Exercise aim: Do not repeat pictures. Repeat exactly the lines of the listing below from its first line through the line with "import plotly.graph_objects as go".

Supplied data:
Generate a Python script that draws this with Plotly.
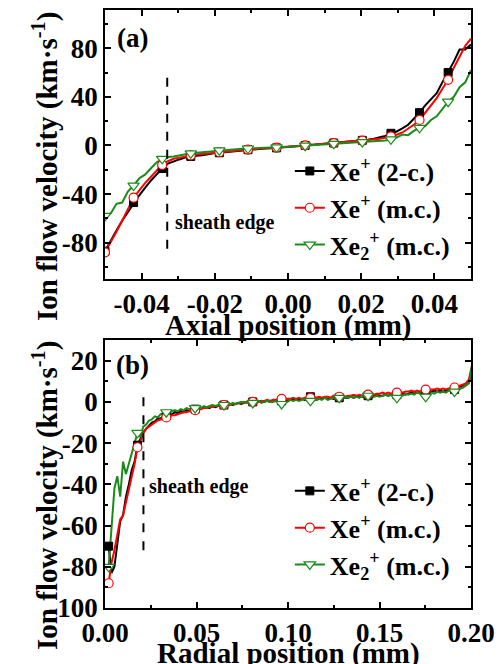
import numpy as np
import plotly.graph_objects as go

# ---------------- data ----------------
# (a) axial profiles
axial_x = np.linspace(-0.05, 0.05, 65)
xe_2c_a = [
    -87, -78, -70, -62, -55, -47, -41, -35, -29, -24,
    -19, -15, -13, -11.5, -10, -9, -8.5, -8, -7, -6.5,
    -6, -5.5, -5, -4.5, -4, -3.5, -3, -2.8, -2.5, -2.2,
    -2, -1.6, -1.2, -0.8, -0.4, 0, 0.4, 0.8, 1.2, 1.6,
    2, 2.4, 2.8, 3.2, 3.7, 4.2, 4.8, 5.5, 6.5, 7.8,
    10, 11.5, 14, 17, 22, 27, 33, 38, 43, 52,
    60, 69, 79, 79, 83]
xe_mc_a = [
    -88, -80, -71, -62, -52, -43, -37, -31, -26, -21,
    -16, -13, -11, -10, -9, -8.2, -7.5, -7, -6.5, -6,
    -5.5, -5, -4.6, -4.2, -3.8, -3.4, -3, -2.7, -2.4, -2.1,
    -1.8, -1.5, -1.2, -0.8, -0.4, 0, 0.4, 0.8, 1.2, 1.6,
    2, 2.4, 2.8, 3.2, 3.6, 4, 4.5, 5, 5.6, 6.4,
    7.4, 8.8, 10.7, 13.5, 17, 21, 26.7, 33, 39, 46.7,
    54, 64, 73, 82, 88]
xe2_mc_a = [
    -58, -56, -48, -47, -38, -33, -27, -24, -19, -14,
    -11, -9.5, -9, -8, -7.5, -6.5, -6, -5.5, -5, -4.5,
    -4, -3.7, -3.4, -3.1, -2.8, -2.5, -2.3, -2.1, -1.9, -1.7,
    -1.5, -1.3, -1.1, -0.8, -0.5, -0.2, 0.1, 0.4, 0.7, 1,
    1.3, 1.6, 1.9, 2.2, 2.5, 2.8, 3.1, 3.4, 3.7, 4.1,
    5, 6.5, 9, 8.5, 12, 14.5, 16, 21, 24, 30,
    36, 40, 48, 52, 62]

# (b) radial profiles
radial_x = np.linspace(0.002, 0.002 + 127 * 0.001575, 128)
xe_2c_b = [
    -70, -83, -80, -70, -58, -55, -46, -40, -33, -29,
    -21, -18, -15, -13, -11.5, -10, -9.5, -8, -8, -7,
    -6.5, -6.5, -6, -5, -5.5, -4.5, -5, -4, -4.5, -3.5,
    -3.5, -3.5, -3, -3, -2.5, -3, -2, -2.5, -2, -1.5,
    -1.5, -1.5, -1, -1.5, -1, -0.5, -1, -0.5, 0, -0.5,
    0, -0.5, 0, 0.5, 0, 0.5, 0, 0.5, 0.5, 1,
    0.5, 1, 0.5, 1, 1.5, 1, 1, 1.5, 1, 1.5,
    2.5, 1.5, 1, 1.5, 1.5, 2, 1.5, 2, 1.5, 2,
    2, 2.5, 2, 2, 2.5, 2, 2.5, 3, 2.5, 2.5,
    3, 2.5, 3, 3.5, 3, 3, 3.5, 3, 3.5, 4,
    3.5, 4, 4, 3.5, 4, 4.5, 4, 4.5, 5, 4.5,
    5, 4.5, 5, 5.5, 5, 5.5, 5, 5.5, 6, 6.5,
    6, 7, 7.5, 8, 9, 10, 14.5, 10]
xe_mc_b = [
    -88, -78, -72, -65, -57, -55, -49, -43, -37, -30,
    -22, -19, -15, -13, -12, -11, -10, -9, -8.5, -8,
    -7.5, -7, -6.5, -6.5, -6, -5.5, -5, -5, -4.5, -4,
    -4, -3.5, -3.5, -3, -3, -2.5, -2.5, -2, -2, -2,
    -1.5, -1.5, -1, -1, -1, -0.5, -0.5, 0, -0.5, 0,
    0, 0.5, 0, 0.5, 0.5, 1, 0.5, 1, 1, 1,
    1.5, 1, 1.5, 1.5, 2, 1.5, 2, 1.5, 2, 2,
    2, 2.5, 2, 2.5, 2, 2.5, 2.5, 2, 3, 2.5,
    2.5, 3, 2.5, 3, 3, 3.5, 3, 3.5, 3, 3.5,
    3.5, 4, 3.5, 4, 4, 4.5, 4, 4.5, 4, 4.5,
    4.5, 5, 4.5, 5, 5, 5.5, 5, 5.5, 5, 5.5,
    6, 5.5, 6, 6, 6.5, 6, 6.5, 6, 6.5, 7,
    7, 7.5, 8, 8.5, 9, 11, 17.5, 12]
xe2_mc_b = [
    -80, -60, -42, -36, -46, -29, -35, -30, -25, -21,
    -15, -17, -12, -11, -9, -8.5, -7, -7.5, -6, -5.5,
    -5, -5.5, -4.5, -4, -4.5, -3.5, -4, -3, -3.5, -3,
    -3, -2.5, -3, -2, -2.5, -2, -1.5, -2, -1.5, -1,
    -1.5, -1, -1.5, -0.5, -1, -0.5, 0, -0.5, 0, -0.5,
    -0.5, 0, 0.5, -0.5, 0, 0.5, 0, 0, 0.5, 0,
    -1, 0.5, 0, 1, 0.5, 1, 0.5, 1, 1.5, 1,
    0.5, 1.5, 1, 1.5, 1, 2, 1, 1.5, 2, 1.5,
    2, 1.5, 2.5, 2, 2.5, 2, 2.5, 2, 3, 2.5,
    3, 2, 2.5, 3, 2.5, 3, 3.5, 3, 3.5, 3,
    2, 3.5, 3, 4, 3.5, 4, 3.5, 4.5, 4, 4.5,
    2.5, 4, 4.5, 4, 5, 4.5, 5, 4.5, 5.5, 5,
    5, 6, 6.5, 7, 8, 9, 17, 11]

series_names = ["Xe<sup>+</sup> (2-c.)", "Xe<sup>+</sup> (m.c.)",
                "Xe<sub>2</sub><sup>+</sup> (m.c.)"]
sheath_a = -0.033
sheath_a_span = [-85, 60]
sheath_b = 0.021
sheath_b_span = [-72, 5]

axial_ticks = [-0.04, -0.02, 0.00, 0.02, 0.04]
radial_ticks = [0.00, 0.05, 0.10, 0.15, 0.20]
vel_ticks_a = [-80, -40, 0, 40, 80]
vel_ticks_b = [-100, -80, -60, -40, -20, 0, 20]

# ---------------- styling ----------------
FONT = "Liberation Serif, Times New Roman, serif"
GREEN = "#1a8a1a"
styles = [
    dict(line=dict(color="black", width=2),
         marker=dict(symbol="square", size=8, color="black",
                     line=dict(color="black", width=1))),
    dict(line=dict(color="#ff0000", width=2),
         marker=dict(symbol="circle", size=9, color="white",
                     line=dict(color="#ff0000", width=1.2))),
    dict(line=dict(color=GREEN, width=2),
         marker=dict(symbol="triangle-down", size=10, color="white",
                     line=dict(color=GREEN, width=1.2))),
]

fig = go.Figure()


def add_series(x, ys, every, xa, ya, legend):
    x = np.asarray(x)
    # lines
    for k, y in enumerate(ys):
        fig.add_trace(go.Scatter(x=x, y=y, mode="lines", line=styles[k]["line"],
                                 xaxis=xa, yaxis=ya, showlegend=False,
                                 hoverinfo="skip"))
    # markers every n-th sample
    for k, y in enumerate(ys):
        y = np.asarray(y)
        fig.add_trace(go.Scatter(x=x[::every], y=y[::every], mode="markers",
                                 marker=styles[k]["marker"], xaxis=xa, yaxis=ya,
                                 showlegend=False))
    # legend entries
    for k, name in enumerate(series_names):
        fig.add_trace(go.Scatter(x=[None], y=[None], mode="lines+markers",
                                 name=name, line=styles[k]["line"],
                                 marker=styles[k]["marker"], xaxis=xa, yaxis=ya,
                                 legend=legend))


add_series(axial_x, [xe_2c_a, xe_mc_a, xe2_mc_a], 5, "x", "y", "legend")
add_series(radial_x, [xe_2c_b, xe_mc_b, xe2_mc_b], 10, "x2", "y2", "legend2")

axis_common = dict(
    showline=True, linecolor="black", linewidth=1.5, mirror="allticks",
    ticks="inside", ticklen=6, tickwidth=1.5, tickcolor="black",
    showgrid=False, zeroline=False,
    tickfont=dict(family=FONT, size=27, color="black", weight="bold"),
)


def fmt2(v):
    return f"{v:.2f}"


legend_common = dict(xanchor="left", yanchor="top", bgcolor="rgba(0,0,0,0)",
                     font=dict(family=FONT, size=26, color="black", weight="bold"),
                     tracegroupgap=0)

fig.update_layout(
    width=503, height=664,
    margin=dict(l=105, r=30, t=8, b=56),
    paper_bgcolor="white", plot_bgcolor="white",
    font=dict(family=FONT, color="black", weight="bold"),
    xaxis=dict(axis_common, domain=[0, 1], anchor="y", range=[-0.05, 0.05],
               tickvals=axial_ticks, ticktext=[fmt2(v) for v in axial_ticks],
               minor=dict(ticks="inside", dtick=0.01, tick0=0, ticklen=3, tickcolor="black")),
    yaxis=dict(axis_common, domain=[0.55, 1], anchor="x", range=[-110, 111.5],
               tickvals=vel_ticks_a, ticktext=[str(v) for v in vel_ticks_a],
               minor=dict(ticks="inside", dtick=20, tick0=0, ticklen=3, tickcolor="black")),
    xaxis2=dict(axis_common, domain=[0, 1], anchor="y2", range=[0, 0.2],
                tickvals=radial_ticks, ticktext=[fmt2(v) for v in radial_ticks],
                minor=dict(ticks="inside", dtick=0.025, tick0=0, ticklen=3, tickcolor="black")),
    yaxis2=dict(axis_common, domain=[0, 0.448], anchor="x2", range=[-100, 30],
                tickvals=vel_ticks_b, ticktext=[str(v) for v in vel_ticks_b],
                minor=dict(ticks="inside", dtick=10, tick0=0, ticklen=3, tickcolor="black")),
    legend=dict(legend_common, x=0.505, y=0.77),
    legend2=dict(legend_common, x=0.505, y=0.235),
    showlegend=True,
)

# sheath edge dashed lines
fig.add_shape(type="line", xref="x", yref="y", x0=sheath_a, x1=sheath_a,
              y0=sheath_a_span[0], y1=sheath_a_span[1],
              line=dict(color="black", width=2, dash="dash"))
fig.add_shape(type="line", xref="x2", yref="y2", x0=sheath_b, x1=sheath_b,
              y0=sheath_b_span[0], y1=sheath_b_span[1],
              line=dict(color="black", width=2, dash="dash"))

ann_font = dict(family=FONT, color="black", weight="bold")
anns = [
    dict(text="(a)", xref="x domain", yref="y domain", x=0.076, y=0.896,
         font=dict(ann_font, size=27)),
    dict(text="(b)", xref="x2 domain", yref="y2 domain", x=0.076, y=0.907,
         font=dict(ann_font, size=27)),
    dict(text="sheath edge", xref="x domain", yref="y domain", x=0.185, y=0.211,
         xanchor="left", font=dict(ann_font, size=20)),
    dict(text="sheath edge", xref="x2 domain", yref="y2 domain", x=0.114, y=0.454,
         xanchor="left", font=dict(ann_font, size=20)),
    dict(text="Ion flow velocity (km·s<sup>-1</sup>)", xref="paper", yref="paper",
         x=-0.163, y=0.738, textangle=-90, font=dict(ann_font, size=29)),
    dict(text="Ion flow velocity (km·s<sup>-1</sup>)", xref="paper", yref="paper",
         x=-0.163, y=0.188, textangle=-90, font=dict(ann_font, size=29)),
    dict(text="Axial position (mm)", xref="paper", yref="paper",
         x=0.5, y=0.473, font=dict(ann_font, size=29)),
    dict(text="Radial position (mm)", xref="paper", yref="paper",
         x=0.5, y=-0.076, font=dict(ann_font, size=29)),
]
for a in anns:
    a.setdefault("showarrow", False)
    a.setdefault("xanchor", "center")
    a.setdefault("yanchor", "middle")
    fig.add_annotation(**a)

fig.write_html("out.html")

Full solution:
Generate a Python script that draws this with Plotly.
import numpy as np
import plotly.graph_objects as go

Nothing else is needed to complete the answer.